First, you need to make technical debt visible. Create a simple dashboard that tracks things like test coverage, code complexity metrics, documentation completeness. Make it public. Put it where everyone can see it—including management. When debt is invisible, it's easy to ignore. When it's quantified and tracked, it becomes something you can manage.
Second, allocate time for debt repayment in every sprint. Not as an afterthought, but as a planned, non-negotiable activity. I've found that dedicating 20% of each sprint to maintenance and improvement prevents debt from accumulating. And here's the secret: this actually makes you faster in the long run. Yes, you deliver slightly fewer features in the short term, but you maintain velocity over time instead of watching it slowly grind to a halt.
Third, document decisions as you make them. Not massive design documents, but simple ADRs (Architecture Decision Records). When you choose a database, write a one-page document explaining why. When you pick a framework, document the trade-offs. This takes minutes but saves hours of confusion later.
The Documentation Hack That Actually Works
Most teams hate documentation because it feels like busywork. Here's what I've found works: treat documentation like code. Keep it in the same repository. Review it in pull requests. Update it when you update the code. And start small—just a sentence explaining the "why" behind complex decisions.
Better yet, use your tests as documentation. Well-written tests show how the system should behave. If someone needs to understand a feature, they should be able to read the tests. This kills two birds with one stone: you get tests and documentation.
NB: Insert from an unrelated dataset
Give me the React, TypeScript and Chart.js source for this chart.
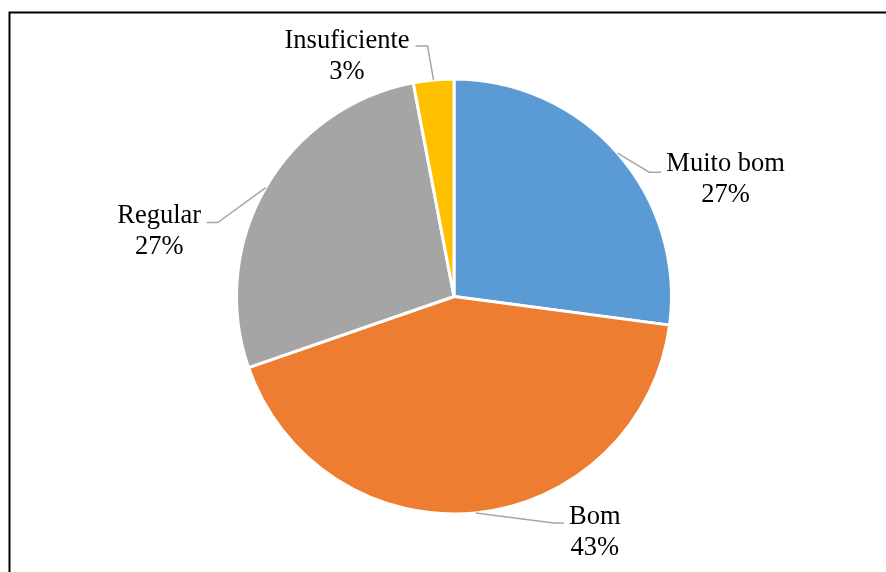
import React, { useEffect, useRef } from "react";
import { Chart, registerables } from "chart.js";

Chart.register(...registerables);

const categories = ["Muito bom", "Bom", "Regular", "Insuficiente"];
const values = [27.1, 42.6, 27.3, 3.0];
const colors = ["#5B9BD5", "#ED7D31", "#A5A5A5", "#FFC000"];

// label layout offsets relative to slice's outer mid-point: elbow, end, text center/baseline
const labelLayout = [
  { elbow: [31.5, 19], end: [43.5, 19], text: [108, 18] },
  { elbow: [78, 10], end: [88, 10], text: [119, 11] },
  { elbow: [-48, 35], end: [-59, 35], text: [-106.5, 35] },
  { elbow: [-6, -34], end: [-18, -34], text: [-86.5, -32] },
];

const framePlugin = {
  id: "frame",
  beforeDraw(chart: any) {
    const ctx = chart.ctx;
    ctx.save();
    ctx.fillStyle = "#ffffff";
    ctx.fillRect(0, 0, chart.width, chart.height);
    ctx.strokeStyle = "#000000";
    ctx.lineWidth = 2;
    ctx.beginPath();
    ctx.moveTo(9.5, chart.height);
    ctx.lineTo(9.5, 12.5);
    ctx.lineTo(chart.width, 12.5);
    ctx.stroke();
    ctx.restore();
  },
};

const labelPlugin = {
  id: "pieLabels",
  afterDatasetsDraw(chart: any) {
    const ctx = chart.ctx;
    const meta = chart.getDatasetMeta(0);
    const data = chart.data.datasets[0].data as number[];
    const total = data.reduce((a, b) => a + b, 0);
    ctx.save();
    meta.data.forEach((arc: any, i: number) => {
      const { x, y, startAngle, endAngle, outerRadius } = arc.getProps(
        ["x", "y", "startAngle", "endAngle", "outerRadius"],
        true
      );
      const mid = (startAngle + endAngle) / 2;
      const px = x + Math.cos(mid) * outerRadius;
      const py = y + Math.sin(mid) * outerRadius;
      const lay = labelLayout[i];
      ctx.strokeStyle = "#A6A6A6";
      ctx.lineWidth = 1.5;
      ctx.beginPath();
      ctx.moveTo(px, py);
      ctx.lineTo(px + lay.elbow[0], py + lay.elbow[1]);
      ctx.lineTo(px + lay.end[0], py + lay.end[1]);
      ctx.stroke();
      ctx.fillStyle = "#000000";
      ctx.font = '26.5px "Liberation Serif", "Times New Roman", serif';
      ctx.textAlign = "center";
      ctx.textBaseline = "alphabetic";
      const tx = px + lay.text[0];
      const ty = py + lay.text[1];
      ctx.fillText(chart.data.labels[i], tx, ty);
      ctx.fillText(Math.round((data[i] / total) * 100) + "%", tx, ty + 31);
    });
    ctx.restore();
  },
};

export default function App() {
  const ref = useRef<HTMLCanvasElement>(null);
  useEffect(() => {
    if (!ref.current) return;
    const chart = new Chart(ref.current, {
      type: "pie",
      data: {
        labels: categories,
        datasets: [
          {
            data: values,
            backgroundColor: colors,
            borderColor: "#ffffff",
            borderWidth: 3,
          },
        ],
      },
      options: {
        responsive: false,
        animation: false,
        devicePixelRatio: 1,
        layout: { padding: { top: 77, bottom: 56, left: 235, right: 213 } },
        plugins: {
          legend: { display: false },
          tooltip: { enabled: false },
        },
      },
      plugins: [framePlugin, labelPlugin],
    });
    return () => chart.destroy();
  }, []);
  return (
    <div style={{ position: "fixed", left: 0, top: 0, width: 886, height: 572, background: "#fff" }}>
      <canvas ref={ref} width={886} height={572} style={{ display: "block" }} />
    </div>
  );
}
Common Mistakes (And How to Avoid Them)
Let's address some specific questions from the original discussion. Several developers asked: "How do we convince management this is important?"
Don't talk about "technical debt"—managers hear "technical" and tune out. Talk about risk, about predictability, about cost. Show them data: "Last quarter, 40% of our bug fixes were for issues introduced while working around existing problems." Or: "The time to implement new features has increased by 300% since we started this project." Make it concrete.
Another common question: "What if we're already deep in debt?"
First, stop digging. Seriously. Before adding any new feature, ask: can we do this without making the debt worse? Sometimes the answer is no, and you need to pay down some debt first. It's like credit card debt—the minimum payment won't save you. You need to stop spending and start paying aggressively.
Second, prioritize. Not all debt is equal. Focus on the debt that's actively slowing you down or causing bugs. Use the "boy scout rule": leave the code cleaner than you found it. Every time you touch a piece of code, improve it slightly. This compounds over time.
Tools That Actually Help (When Used Right)
I'm skeptical of silver bullets, but some tools can help if you use them properly. Static analysis tools like SonarQube can identify code smells. Automated testing frameworks (pick your poison—Jest, pytest, whatever fits your stack) are essential. But remember: tools are amplifiers. They amplify good practices and bad practices alike.
One tool category that's genuinely useful for managing legacy systems: visualization tools. Things that show you dependency graphs, highlight complex methods, visualize test coverage. When you can see the mess, you can start cleaning it.
For teams dealing with particularly gnarly legacy code, sometimes the best approach is to build a parallel system gradually. Extract pieces into new, clean services while maintaining the old. It's slower, but it lets you move forward without being trapped by past decisions.
The Real Cost of Cutting Corners
Here's what I wish every developer and manager understood: technical debt isn't free. You're not "saving time" by skipping tests or documentation—you're taking out a loan with terrible terms. The interest compounds daily. The payment comes due at the worst possible moment (usually Friday at 5 PM).
The 10-year-old system in the original post? It had debt, sure. But it accumulated slowly, over time. The developers had room to breathe, to think, to occasionally refactor. The six-month-old system? It was born in debt. It never had a chance.
As we move further into 2026, with pressure to deliver faster and do more with less, this problem will only get worse unless we change our approach. The good news? We can change. We can build systems that last. We can deliver value sustainably.
Start small. Pick one practice from this article and implement it this week. Track your technical debt. Allocate time for maintenance. Document one decision. The alternative—continuing to create more debt in months than legacy systems accumulated in years—isn't sustainable. Your future self will thank you.